Influence of the Halogen in Argyrodite Electrolytes on the Electrochemical Performance of All-Solid-State Lithium Batteries

Abstract

All-solid-state lithium batteries (ASSLBs) are considered as an alternative solution to lithium-ion batteries, because of their safety and high theoretical energy density. Argyrodite-based solid-electrolytes (SEs), Li6PS5X (X = Cl, Cl0.5Br0.5 or Br), are promising candidates for ASSLBs. Most of the previous reports have used Li6PS5Cl as the default SE composition. Here, the electrochemical behavior of three different argyrodites with Cl− or Br−, or both, as the halogen is systematically studied. Using LiNi0.6Co0.2Mn0.2O2 as a model cathode, the behavior of these SEs in ASSLB cells is also studied. SEs containing Br show higher near-room-temperature ionic conductivity (>2 mS cm−1) and the critical current density (≥1 mA cm−2) during Li plating/stripping, and are stable up to 5 V versus Li/Li+. Li6PS5Br gives the best electrochemical performance in terms of C-rate and long-term cycling among the three samples.
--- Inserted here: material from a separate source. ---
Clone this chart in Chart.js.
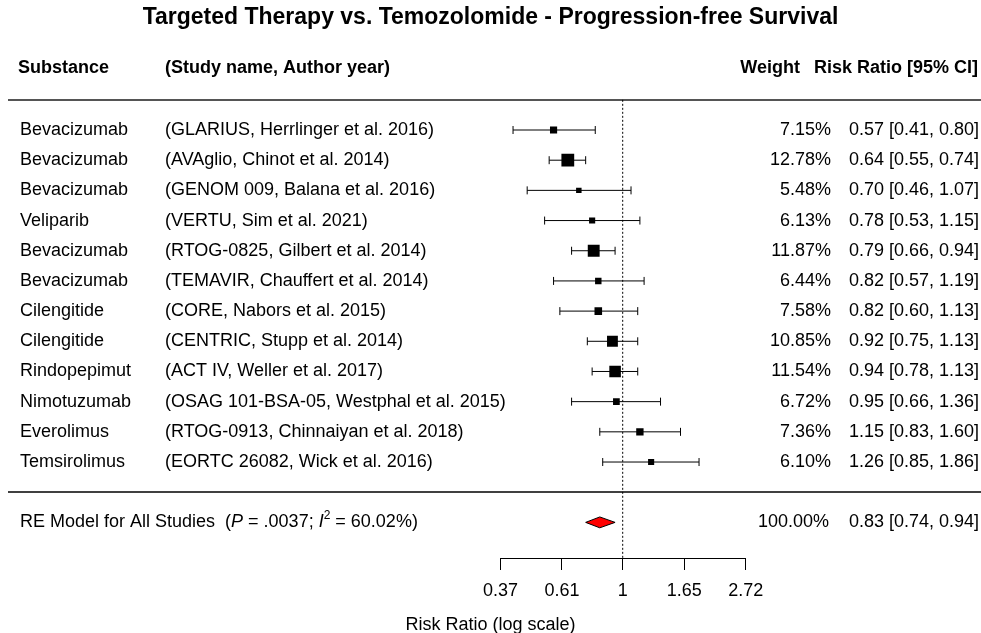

Specifically, the cathode delivers an initial reversible capacity of 156 mAh g−1, with ≈27% irreversible capacity loss and 90% capacity retention over 100 cycles, and >99% Coulombic efficiency. It delivers ≈56 mAh g−1 at 10C, 36% of its initial capacity at 0.2C, whereas Li6PS5Cl and Li6PS5Cl0.5Br0.5 deliver only 20 and 46 mAh g−1 at 10C.